Smith College holds colloquium on gun violence in America

‘We have to come together and figure out how to unite together to make this end’

Caroline+OConnor%2FCollegian

Caroline O’Connor/Collegian

By Cassie McGrath, Collegian Staff

Pamela Bosley and Stasha Rhodes, leaders in the fight for gun control, participated in the Presidential Colloquium Series at Smith College on Monday, giving a lecture titled  “America’s Gun Violence Epidemic.”

Bosley began with an introductory video which introduced her son, Terrell. Terrell Bosley was shot and killed outside of a Chicago church in 2006, when he was 18 years old. His killer is still unknown.

“We only hear numbers, like you hear in Chicago we have 2,439 people who were shot this year, and you have 404 people killed, but you never have names, it is always stats and numbers,” Bosley said. “You hear those numbers all the time, but you never tie names to it. That’s why I wanted you to see the video today. I wanted you to see who my son was.”

Honoring her son’s life, Bosley has created a platform for her to use her voice to speak up and advocate for families experiencing the trauma of gun violence. “People do not talk about the after effects. They don’t talk about the pain and struggles we go through after we bury our children.”

Bosely stressed the effect on the family and on her own life. She took six months off from work to battle her depression, anxiety and pain. “I had to watch my sons as they cried,” Bosley said. “When your children cry, you want to ease the [pain] some type of way. But with this type of pain, I couldn’t even help myself.

“My seven year old started praying every single day that nobody gets shot in his family. That should not be the prayers of a seven year old. My middle son, well one day I came home from work and he told me he was going to try to commit suicide, but Terrell came to him and told him not to.”

Bosley stopped celebrating holidays and hosting family dinners, struggling without Terrell. Cooking dinner reminded her of how much her son loved her food. Eventually, her youngest son approached her and said, “Ma, we like to eat, we like to laugh, we like family. In other words, you need to get it together for us.”

Since then, Bosley has dedicated her life to other families who have lost loved ones to gun violence through a series of different programs.

One of these includes Purpose Over Pain. This association helps families without insurance, contributes money to burials and advocates for some of the 83 percent of the unsolved cases. Finally, they identify the youth as the future of our country and work with them to create a safer country.
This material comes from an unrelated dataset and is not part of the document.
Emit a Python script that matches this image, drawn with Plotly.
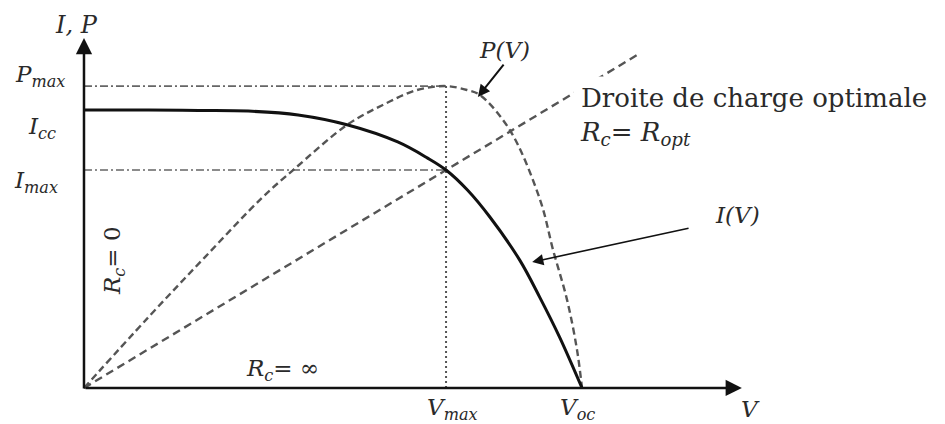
import plotly.graph_objects as go

# ---- data (normalized: V / Voc, I / Icc, P on same scale) ----
V_I = [0.0, 0.13, 0.23, 0.33, 0.43, 0.53, 0.63, 0.69, 0.727, 0.77, 0.815, 0.875, 0.915, 0.955, 1.0]
I_vals = [1.0, 1.0, 0.998, 0.996, 0.982, 0.946, 0.885, 0.827, 0.784, 0.712, 0.615, 0.46, 0.327, 0.183, 0.0]

V_P = [0.0, 0.13, 0.243, 0.359, 0.42, 0.528, 0.60, 0.669, 0.727, 0.769, 0.795, 0.855, 0.916, 0.942, 0.970, 0.990, 1.0]
P_vals = [0.0, 0.256, 0.471, 0.687, 0.784, 0.946, 1.018, 1.072, 1.086, 1.072, 1.054, 0.928, 0.676, 0.496, 0.317, 0.137, 0.0]

Vmax = 0.727
Voc = 1.0
Imax = 0.784
Icc = 1.0
Pmax = 1.086
V_line_end = 1.116   # extent of the optimal load line
V_axis_end = 1.321
I_axis_end = 1.259

FONT = "DejaVu Serif"
TXT = "#2a2a2a"
DASH_COL = "#555"

fig = go.Figure()

# Pmax and Imax dash-dot guides, Vmax dotted guide
fig.add_trace(go.Scatter(x=[0, Vmax], y=[Pmax, Pmax], mode="lines",
                         line=dict(color="#666", width=1.6, dash="8px,3px,2px,3px"), hoverinfo="skip"))
fig.add_trace(go.Scatter(x=[0, Vmax], y=[Imax, Imax], mode="lines",
                         line=dict(color="#666", width=1.6, dash="8px,3px,2px,3px"), hoverinfo="skip"))
fig.add_trace(go.Scatter(x=[Vmax, Vmax], y=[0, Pmax], mode="lines",
                         line=dict(color="#555", width=2, dash="2px,3px"), hoverinfo="skip"))

# optimal load line R = Ropt
slope = Imax / Vmax
fig.add_trace(go.Scatter(x=[0, V_line_end], y=[0, slope * V_line_end], mode="lines",
                         line=dict(color=DASH_COL, width=2.4, dash="8px,5px"), hoverinfo="skip"))

# P(V)
fig.add_trace(go.Scatter(x=V_P, y=P_vals, mode="lines", line_shape="spline",
                         line=dict(color=DASH_COL, width=2.4, dash="7px,4px"), hoverinfo="skip"))

# I(V)
fig.add_trace(go.Scatter(x=V_I, y=I_vals, mode="lines", line_shape="spline",
                         line=dict(color="#111", width=3), hoverinfo="skip"))

ann = []
# axes arrows
ann.append(dict(x=0, y=I_axis_end, ax=0, ay=-0.007, xref="x", yref="y", axref="x", ayref="y",
                text="", showarrow=True, arrowhead=2, arrowsize=1.3, arrowwidth=2.5, arrowcolor="#111"))
ann.append(dict(x=V_axis_end, y=0, ax=0, ay=0, xref="x", yref="y", axref="x", ayref="y",
                text="", showarrow=True, arrowhead=2, arrowsize=1.3, arrowwidth=2.5, arrowcolor="#111"))
# curve pointers
ann.append(dict(x=0.791, y=1.047, ax=0.845, ay=1.169, xref="x", yref="y", axref="x", ayref="y",
                text="", showarrow=True, arrowhead=2, arrowsize=1.2, arrowwidth=2, arrowcolor="#111"))
ann.append(dict(x=0.90, y=0.453, ax=1.217, ay=0.576, xref="x", yref="y", axref="x", ayref="y",
                text="", showarrow=True, arrowhead=2, arrowsize=1.4, arrowwidth=1.6, arrowcolor="#111"))

def label(x, y, text, size=23, angle=0, xanchor="center", **kw):
    d = dict(x=x, y=y, xref="x", yref="y", text=text, showarrow=False, textangle=angle,
             xanchor=xanchor, yanchor="middle", font=dict(family=FONT, size=size, color=TXT))
    d.update(kw)
    ann.append(d)

label(-0.016, 1.305, "<i>I, P</i>", size=24)
label(-0.088, 1.122, "<i>P<sub>max</sub></i>")
label(-0.084, 0.935, "<i>I<sub>cc</sub></i>")
label(-0.096, 0.741, "<i>I<sub>max</sub></i>")
label(0.060, 0.460, "<i>R<sub>c</sub></i>= 0", angle=-90)
label(0.398, 0.065, "<i>R<sub>c</sub></i>= ∞")
label(Vmax + 0.012, -0.076, "<i>V<sub>max</sub></i>")
label(Voc - 0.010, -0.076, "<i>V<sub>oc</sub></i>")
label(1.339, -0.076, "<i>V</i>")
label(0.845, 1.216, "<i>P(V)</i>")
label(1.313, 0.622, "<i>I(V)</i>")
label(0.982, 0.978, "Droite de charge optimale<br><i>R<sub>c</sub></i>= <i>R<sub>opt</sub></i>",
      size=26, xanchor="left", align="left", bgcolor="white", borderpad=6)

# page is drawn with an 8px body offset; ranges compensate so marks land where the reference has them
fig.update_layout(
    width=945, height=424, autosize=False,
    margin=dict(l=0, r=0, t=0, b=0),
    paper_bgcolor="white", plot_bgcolor="white",
    showlegend=False,
    xaxis=dict(range=[-0.1526, 1.7450], visible=False, fixedrange=True),
    yaxis=dict(range=[-0.1583, 1.3669], visible=False, fixedrange=True),
    annotations=ann,
)

fig.write_html("out.html")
Bosley also created the Terrell Bosley Association, which purchases new coats, hats, gloves and feeds the homeless in an attempt to honor the life of her son.

“Thank you for listening to me and learning about Terrell,” Bosley finished. “We have to come together and figure out how to unite together to make this end.”
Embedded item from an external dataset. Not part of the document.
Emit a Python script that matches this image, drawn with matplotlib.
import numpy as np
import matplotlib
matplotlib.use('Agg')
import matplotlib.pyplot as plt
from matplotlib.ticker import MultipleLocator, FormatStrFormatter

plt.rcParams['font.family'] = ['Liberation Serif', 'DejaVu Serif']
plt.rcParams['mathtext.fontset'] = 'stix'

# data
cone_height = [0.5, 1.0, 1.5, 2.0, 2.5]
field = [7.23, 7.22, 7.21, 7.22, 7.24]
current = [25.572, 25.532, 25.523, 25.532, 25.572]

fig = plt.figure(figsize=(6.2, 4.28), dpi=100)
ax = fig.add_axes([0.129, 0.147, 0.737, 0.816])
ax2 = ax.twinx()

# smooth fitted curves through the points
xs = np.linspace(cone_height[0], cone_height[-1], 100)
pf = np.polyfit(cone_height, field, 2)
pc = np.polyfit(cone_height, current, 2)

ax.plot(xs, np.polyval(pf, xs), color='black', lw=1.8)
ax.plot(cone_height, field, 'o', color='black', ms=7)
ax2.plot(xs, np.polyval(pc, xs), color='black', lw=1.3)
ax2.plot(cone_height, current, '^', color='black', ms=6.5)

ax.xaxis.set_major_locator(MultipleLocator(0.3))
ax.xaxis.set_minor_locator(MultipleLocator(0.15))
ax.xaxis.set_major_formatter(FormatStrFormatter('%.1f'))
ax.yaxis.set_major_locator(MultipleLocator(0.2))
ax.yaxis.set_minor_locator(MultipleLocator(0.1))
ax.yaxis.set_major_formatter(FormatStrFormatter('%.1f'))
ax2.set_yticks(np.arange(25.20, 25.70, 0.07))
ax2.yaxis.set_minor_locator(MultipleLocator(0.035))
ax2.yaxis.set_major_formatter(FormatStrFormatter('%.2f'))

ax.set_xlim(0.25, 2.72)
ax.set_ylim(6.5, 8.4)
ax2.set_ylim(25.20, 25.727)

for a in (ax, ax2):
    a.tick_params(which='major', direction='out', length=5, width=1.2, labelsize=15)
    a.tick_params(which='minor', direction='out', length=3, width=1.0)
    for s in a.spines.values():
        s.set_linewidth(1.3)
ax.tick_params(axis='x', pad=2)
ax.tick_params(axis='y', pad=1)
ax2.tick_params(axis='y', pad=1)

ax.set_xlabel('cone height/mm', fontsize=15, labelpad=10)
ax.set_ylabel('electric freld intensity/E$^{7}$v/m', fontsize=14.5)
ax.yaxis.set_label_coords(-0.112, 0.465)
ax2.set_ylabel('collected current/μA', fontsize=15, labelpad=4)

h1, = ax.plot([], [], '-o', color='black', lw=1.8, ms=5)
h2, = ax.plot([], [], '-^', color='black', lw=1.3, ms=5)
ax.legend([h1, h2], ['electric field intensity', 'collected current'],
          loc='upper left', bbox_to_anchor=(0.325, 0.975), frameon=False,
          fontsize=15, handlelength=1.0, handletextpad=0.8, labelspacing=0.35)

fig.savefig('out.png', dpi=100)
As Bosley stepped down from the podium, Stasha Rhodes, the director of engagement at Giffords, a gun violence prevention organization, took the stage. Giffords was founded by former Congresswoman Gabby Giffords who was shot in the head while meeting with constituents in 2012.

“This isn’t breaking news, but gun violence is a problem in America. Ninety six Americans are shot and killed every single day,” Rhodes said. “Often you hear about the mass shootings…those are not mass shootings and do not make national headlines.”

Rhodes also explained the statistics of gun violence in regard to race.

“If you are a young Black male in America, you are 62 percent more likely to be shot and killed by gunfire than to die in a car accident.

“I don’t tell you these stories to be Debbie Downer or darken the mood tonight here at Smith College, but as Pam said earlier, I tell you these stories because often we focus so much on the policies and the stats and the facts, and we often forget that those facts and stats have names and faces and stories and all of those stories deserve to be told.”

Rhodes advocates for gun laws saying that she supports them because they know that they work.

“Specifically the Center for American Progress recently did a study that found that the 10 states with the weakest gun laws have rates of three times higher gun violence,” she said.

Rhodes says their intentions are not to take guns away, but just to regulate them. Instead, they are looking to change the narrative around the legislation.

“People on the other side really appreciate the comparison to cars. Cars are very useful tools in our country and at some point in the early 60s, there was a huge increase in fatalities from car accidents and because of that we had substantial regulations,” Rhodes said. “But we still have cars. No one banned cars. Guns are just like that. We don’t want to ban guns, we just want to have common sense regulations.”

Rhodes then challenged the audience and supporters of increased gun regulation to win elections, donate to anti-gun violence campaigns and use their voices.

“This shouldn’t be a partisan issue. Who doesn’t want to stop killings?” she asked.

Freshman political science major Emily Poll has created a club dedicated to raising awareness about Gun violence at Smith College along with her friends, Emily Springer and Carina Davis. The group met before college and found that they had all been affected by this issue in their personal lives.

“I was really struck by the story of Pam’s son. That really hit me emotionally in a way that doesn’t always happen,” said Poll. “We aren’t just fighting for laws, we are fighting for people.”